*Aim of the task*.
Print the records below exactly, starting at the first line and stopping after the line that contains "var yTitle = ['Number". Leave out any pictures.

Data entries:

——

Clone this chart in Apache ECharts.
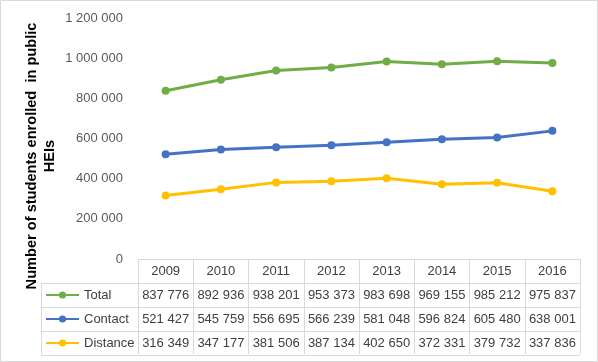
<!DOCTYPE html>
<html><head><meta charset="utf-8">
<script src="https://cdn.jsdelivr.net/npm/echarts@6/dist/echarts.min.js"></script>
<style>html,body{margin:0;padding:0;background:#fff}#c{width:598px;height:362px}</style>
</head><body><div id="c"></div>
<script>
var years = ['2009','2010','2011','2012','2013','2014','2015','2016'];
var total = [837776, 892936, 938201, 953373, 983698, 969155, 985212, 975837];
var contact = [521427, 545759, 556695, 566239, 581048, 596824, 605480, 638001];
var distance = [316349, 347177, 381506, 387134, 402650, 372331, 379732, 337836];
var seriesNames = ['Total', 'Contact', 'Distance'];
var colors = ['#70ad47', '#4472c4', '#ffc000'];
var yTitle = ['Number of students enrolled  in public', 'HEIs'];

function fmt(v){ return String(v).replace(/\B(?=(\d{3})+(?!\d))/g, ' '); }

var FONT = 'Liberation Sans, Arial, sans-serif';
var GRID = {left:138, top:18, width:442, height:241};
var ROW = 24;
var border = '#d9d9d9';
var textCol = '#404040';

var chart = echarts.init(document.getElementById('c'), null, {renderer:'canvas'});

var dataSets = [total, contact, distance];
var xAxes = [{
  type:'category', data: years, boundaryGap:true, gridIndex:0, position:'bottom',
  axisLine:{show:true, lineStyle:{color:border, width:1}},
  axisTick:{show:true, interval:0, length: ROW*4 - 1, lineStyle:{color:border}},
  axisLabel:{color:textCol, fontFamily:FONT, fontSize:13, margin:6, interval:0}
}];
dataSets.forEach(function(d, i){
  xAxes.push({
    type:'category', data: d.map(fmt), boundaryGap:true, gridIndex:0, position:'bottom',
    offset: Math.round(ROW*(i+1) - 0.5),
    axisLine:{show:true, lineStyle:{color:border, width:1}},
    axisTick:{show:false},
    axisLabel:{color:textCol, fontFamily:FONT, fontSize:13, margin:6, interval:0}
  });
});

var series = dataSets.map(function(d, i){
  return {
    name: seriesNames[i], type:'line', data:d, xAxisIndex:0, yAxisIndex:0,
    symbol:'circle', symbolSize:8,
    lineStyle:{color:colors[i], width:3},
    itemStyle:{color:colors[i]},
    emphasis:{disabled:true}, animation:false
  };
});

var tableLeft = 41;
var axisY = GRID.top + GRID.height;
var g = [];
g.push({type:'rect', shape:{x:0.5, y:0.5, width:597, height:361}, style:{fill:null, stroke:border, lineWidth:1}, silent:true});
for (var r = 1; r <= 4; r++) {
  var yy = axisY + Math.round(ROW*r - 0.5) + 0.5;
  g.push({type:'line', shape:{x1:tableLeft, y1:yy, x2: r===4 ? GRID.left+GRID.width : GRID.left, y2:yy}, style:{stroke:border, lineWidth:1}, silent:true});
}
g.push({type:'line', shape:{x1:tableLeft+0.5, y1:axisY+Math.round(ROW-0.5)+0.5, x2:tableLeft+0.5, y2:axisY+ROW*4-0.5}, style:{stroke:border, lineWidth:1}, silent:true});
g.push({type:'text', x:41, y:156, rotation:Math.PI/2,
  style:{text: yTitle.join('\n'), font:'bold 14.6px '+FONT, fill:'#000', align:'center', verticalAlign:'middle', lineHeight:18}, silent:true});

chart.setOption({
  animation:false,
  grid: GRID,
  legend:{
    orient:'vertical', left:45, top: axisY + Math.round(ROW - 0.5) + 5, padding:0,
    itemWidth:33, itemHeight:9, itemGap:10, selectedMode:false,
    data: seriesNames,
    textStyle:{color:textCol, fontFamily:FONT, fontSize:13, lineHeight:14}
  },
  xAxis: xAxes,
  yAxis:{
    type:'value', min:0, max:1200000, interval:200000,
    axisLine:{show:false}, axisTick:{show:false}, splitLine:{show:false},
    axisLabel:{color:'#595959', fontFamily:FONT, fontSize:13, margin:15, formatter:function(v){return fmt(v);}}
  },
  graphic: g,
  series: series
});
</script></body></html>
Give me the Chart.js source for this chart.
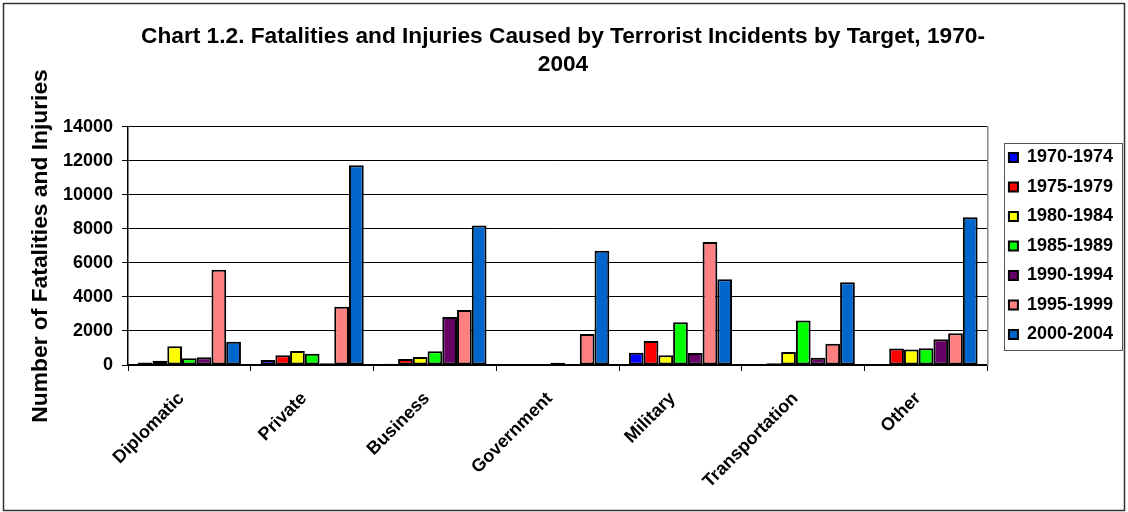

——

*Solution for this problem*.
Clone this chart in Apache ECharts.
<!DOCTYPE html>
<html><head><meta charset="utf-8">
<script src="https://cdn.jsdelivr.net/npm/echarts@6/dist/echarts.min.js"></script>
<style>html,body{margin:0;padding:0;background:#fff}#c{width:598px;height:362px}</style>
</head><body><div id="c"></div>
<script>
var years = ['2009','2010','2011','2012','2013','2014','2015','2016'];
var total = [837776, 892936, 938201, 953373, 983698, 969155, 985212, 975837];
var contact = [521427, 545759, 556695, 566239, 581048, 596824, 605480, 638001];
var distance = [316349, 347177, 381506, 387134, 402650, 372331, 379732, 337836];
var seriesNames = ['Total', 'Contact', 'Distance'];
var colors = ['#70ad47', '#4472c4', '#ffc000'];
var yTitle = ['Number of students enrolled  in public', 'HEIs'];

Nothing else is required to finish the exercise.